L’âge de la retraite, un motif de résiliation de bail

Rester en activité en ayant atteint l’âge de la retraite n’est pas recommandé dans les situations où le foncier n’est pas la propriété de l’exploitant agricole ou de sa famille. Le risque juridique est en effet élevé : l’article L 411-64 du Code rural permet à un propriétaire d’obtenir la rupture du bail lorsque son fermier a atteint l’âge de la retraite, aujourd’hui de 62 ans, même si celui-ci n’a pas validé tous ses trimestres.

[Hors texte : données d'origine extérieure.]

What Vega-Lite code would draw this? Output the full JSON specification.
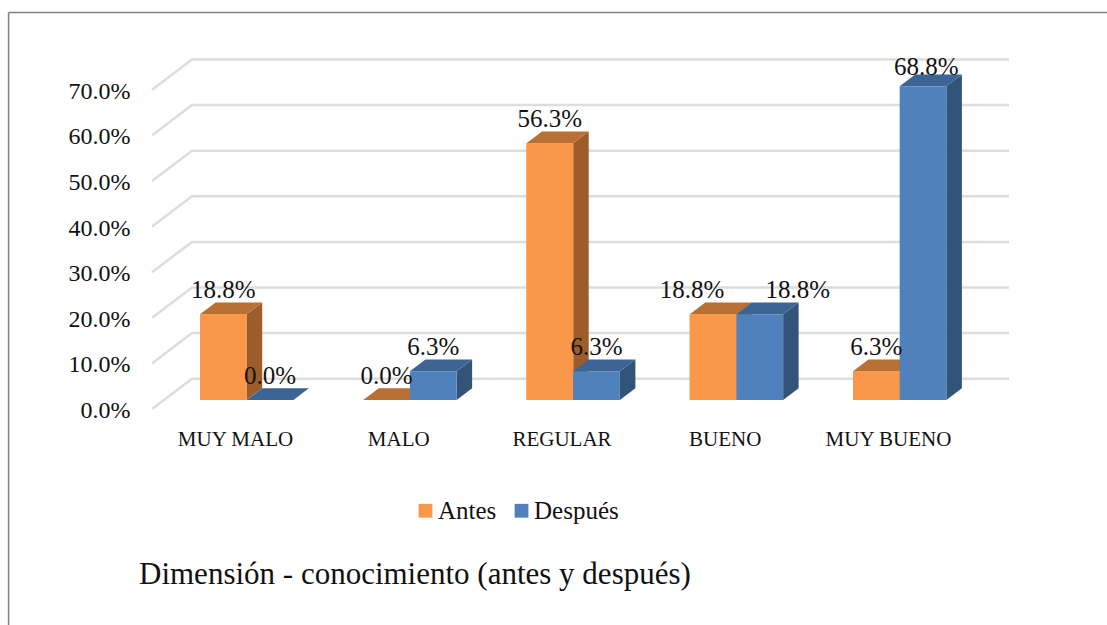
{
"$schema":"https://vega.github.io/schema/vega-lite/v6.json",
"width":857,"height":340,
"autosize":{"type":"none"},
"padding":{"left":152,"top":60,"right":98,"bottom":225},
"background":"white",
"config":{"view":{"stroke":null}},
"datasets":{
"barras":[
{"categoria":"MUY MALO","serie":"Antes","valor":18.8},
{"categoria":"MUY MALO","serie":"Después","valor":0.0},
{"categoria":"MALO","serie":"Antes","valor":0.0},
{"categoria":"MALO","serie":"Después","valor":6.3},
{"categoria":"REGULAR","serie":"Antes","valor":56.3},
{"categoria":"REGULAR","serie":"Después","valor":6.3},
{"categoria":"BUENO","serie":"Antes","valor":18.8},
{"categoria":"BUENO","serie":"Después","valor":18.8},
{"categoria":"MUY BUENO","serie":"Antes","valor":6.3},
{"categoria":"MUY BUENO","serie":"Después","valor":68.8}],
"rejilla":[{"marca":0},{"marca":10},{"marca":20},{"marca":30},{"marca":40},{"marca":50},{"marca":60},{"marca":70}]
},
"encoding":{
"x":{"field":"px","type":"quantitative","scale":{"domain":[-0.5084,4.7412],"nice":false,"zero":false},
"axis":{"title":null,"values":[0,1,2,3,4],"labelExpr":"['MUY MALO','MALO','REGULAR','BUENO','MUY BUENO'][datum.value]","domain":false,"ticks":false,"grid":false,"labelFont":"Liberation Serif","labelFontSize":21,"labelColor":"#111111","labelPadding":28.5,"labelFlush":false,"labelOverlap":false}},
"y":{"field":"py","type":"quantitative","scale":{"domain":[0,74.56],"nice":false,"zero":false},
"axis":{"title":null,"values":[0,10,20,30,40,50,60,70],"labelExpr":"format(datum.value,'.1f')+'%'","domain":false,"ticks":false,"grid":false,"labelFont":"Liberation Serif","labelFontSize":24,"labelColor":"#111111","labelPadding":22,"labelOffset":10.5,"labelOverlap":false}}
},
"layer":[
{"data":{"values":[{"lado":"superior"}]},
"transform":[{"calculate":"-1.387","as":"px"},{"calculate":"5.4","as":"px2"},{"calculate":"84.98","as":"py"}],
"mark":{"type":"rule","color":"#808080","strokeWidth":1.5,"clip":false},
"encoding":{"x2":{"field":"px2"}}},
{"data":{"values":[{"lado":"izquierdo"}]},
"transform":[{"calculate":"-1.387","as":"px"},{"calculate":"84.98","as":"py"},{"calculate":"-49.5","as":"py2"}],
"mark":{"type":"rule","color":"#808080","strokeWidth":1.5,"clip":false},
"encoding":{"y2":{"field":"py2"}}},
{"data":{"name":"rejilla"},
"transform":[{"calculate":"-0.5084","as":"a0"},{"calculate":"-0.2633","as":"a1"},{"calculate":"4.7412","as":"a2"},
{"fold":["a0","a1","a2"],"as":["k","px"]},
{"calculate":"datum.marca+(datum.k=='a0'?-1.974:4.67)","as":"py"}],
"mark":{"type":"line","color":"#DDDDDD","strokeWidth":2.5,"clip":false},
"encoding":{"detail":{"field":"marca"}}},

{"data":{"name":"barras"},
"transform":[{"filter":"datum.serie=='Antes'"},
{"calculate":"indexof(['MUY MALO','MALO','REGULAR','BUENO','MUY BUENO'],datum.categoria)-0.2144+0.286","as":"r"},
{"calculate":"0","as":"a"},{"calculate":"1","as":"b"},{"fold":["a","b"],"as":["k","t"]},
{"calculate":"datum.r+datum.t*0.095","as":"px"},{"calculate":"datum.valor+datum.t*2.566","as":"py"},{"calculate":"datum.t*2.566","as":"py2"}],
"mark":{"type":"area","orient":"vertical","color":"#9C5D2A"},
"encoding":{"y2":{"field":"py2"},"detail":{"field":"categoria"}}},
{"data":{"name":"barras"},
"transform":[{"filter":"datum.serie=='Antes'"},
{"calculate":"indexof(['MUY MALO','MALO','REGULAR','BUENO','MUY BUENO'],datum.categoria)-0.2144","as":"l"},
{"calculate":"datum.l","as":"p0"},{"calculate":"datum.l+0.095","as":"p1"},{"calculate":"datum.l+0.286","as":"p2"},{"calculate":"datum.l+0.381","as":"p3"},
{"fold":["p0","p1","p2","p3"],"as":["k","px"]},
{"calculate":"datum.k=='p3'?datum.valor+2.566:datum.valor","as":"py"},{"calculate":"datum.k=='p0'?datum.valor:datum.valor+2.566","as":"py2"}],
"mark":{"type":"area","orient":"vertical","color":"#B87034"},
"encoding":{"y2":{"field":"py2"},"detail":{"field":"categoria"}}},

{"data":{"name":"barras"},
"transform":[{"filter":"datum.serie=='Antes'"},
{"calculate":"indexof(['MUY MALO','MALO','REGULAR','BUENO','MUY BUENO'],datum.categoria)-0.2144","as":"px"},
{"calculate":"datum.px+0.286","as":"px2"},{"calculate":"datum.valor","as":"py"},{"calculate":"0","as":"py2"}],
"mark":{"type":"rect","color":"#F9984A"},
"encoding":{"x2":{"field":"px2"},"y2":{"field":"py2"}}},

{"data":{"name":"barras"},
"transform":[{"filter":"datum.serie=='Después'"},
{"calculate":"indexof(['MUY MALO','MALO','REGULAR','BUENO','MUY BUENO'],datum.categoria)+0.0716+0.286","as":"r"},
{"calculate":"0","as":"a"},{"calculate":"1","as":"b"},{"fold":["a","b"],"as":["k","t"]},
{"calculate":"datum.r+datum.t*0.095","as":"px"},{"calculate":"datum.valor+datum.t*2.566","as":"py"},{"calculate":"datum.t*2.566","as":"py2"}],
"mark":{"type":"area","orient":"vertical","color":"#335479"},
"encoding":{"y2":{"field":"py2"},"detail":{"field":"categoria"}}},
{"data":{"name":"barras"},
"transform":[{"filter":"datum.serie=='Después'"},
{"calculate":"indexof(['MUY MALO','MALO','REGULAR','BUENO','MUY BUENO'],datum.categoria)+0.0716","as":"l"},
{"calculate":"datum.l","as":"p0"},{"calculate":"datum.l+0.095","as":"p1"},{"calculate":"datum.l+0.286","as":"p2"},{"calculate":"datum.l+0.381","as":"p3"},
{"fold":["p0","p1","p2","p3"],"as":["k","px"]},
{"calculate":"datum.k=='p3'?datum.valor+2.566:datum.valor","as":"py"},{"calculate":"datum.k=='p0'?datum.valor:datum.valor+2.566","as":"py2"}],
"mark":{"type":"area","orient":"vertical","color":"#3C6494"},
"encoding":{"y2":{"field":"py2"},"detail":{"field":"categoria"}}},

{"data":{"name":"barras"},
"transform":[
{"calculate":"indexof(['MUY MALO','MALO','REGULAR','BUENO','MUY BUENO'],datum.categoria)-0.2144+(datum.serie=='Antes'?0:0.286)","as":"px"},
{"calculate":"datum.px+0.286","as":"px2"},{"calculate":"datum.valor","as":"py"},{"calculate":"0","as":"py2"}],
"mark":{"type":"rect"},
"encoding":{"x2":{"field":"px2"},"y2":{"field":"py2"},
"color":{"field":"serie","type":"nominal","scale":{"domain":["Antes","Después"],"range":["#F9984A","#4F81BD"]},
"legend":{"title":null,"orient":"none","legendX":261,"legendY":438,"direction":"horizontal","symbolType":"square","symbolSize":190,"symbolStrokeWidth":0,"labelFont":"Liberation Serif","labelFontSize":25,"labelColor":"#111111","labelOffset":0,"columnPadding":12}}}},

{"data":{"name":"barras"},
"transform":[
{"calculate":"indexof(['MUY MALO','MALO','REGULAR','BUENO','MUY BUENO'],datum.categoria)-0.0714+(datum.serie=='Antes'?0:0.286)+(datum.categoria=='BUENO'?(datum.serie=='Antes'?-0.129:0.233):0)+(datum.categoria=='MUY BUENO'&&datum.serie=='Después'?0.02:0)","as":"px"},
{"calculate":"datum.valor+(datum.valor>60?4.17:5.3)","as":"py"},
{"calculate":"format(datum.valor,'.1f')+'%'","as":"etiqueta"}],
"mark":{"type":"text","font":"Liberation Serif","fontSize":25,"color":"#111111","baseline":"middle","align":"center"},
"encoding":{"text":{"field":"etiqueta"}}},

{"data":{"values":[{"titulo":"Dimensión - conocimiento (antes y después)"}]},
"transform":[{"calculate":"-0.588","as":"px"},{"calculate":"-38.4","as":"py"}],
"mark":{"type":"text","font":"Liberation Serif","fontSize":31,"color":"#111111","baseline":"middle","align":"left"},
"encoding":{"text":{"field":"titulo"}}}
]
}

Si le preneur n’a pas validé tous ses trimestres, il peut, sur demande, bénéficier d’un report. Les propriétaires peuvent ainsi éviter le renouvellement automatique et recouvrer la pleine jouissance de leurs biens. Le même risque concerne les situations où l’ensemble des travaux est effectué par un prestataire. La pratique est assimilée à une sous-location et expose là aussi à une rupture du bail.

En chiffres

17 889 moyennes et grandes exploitations sous-traitent de manière significative en 2020, alors qu’elles étaient 8 810 en 2000.

5 462 exploitations en grandes cultures de tailles moyenne et grande et 3 524 petites exploitations ont recours à la délégation intégrale des travaux (2016).

Source : Notes et études socio-économiques du CEP, N° 47 de juillet 2020, par G. Nguyen, F. Purseigle, J. Brailly et B. Legagneux.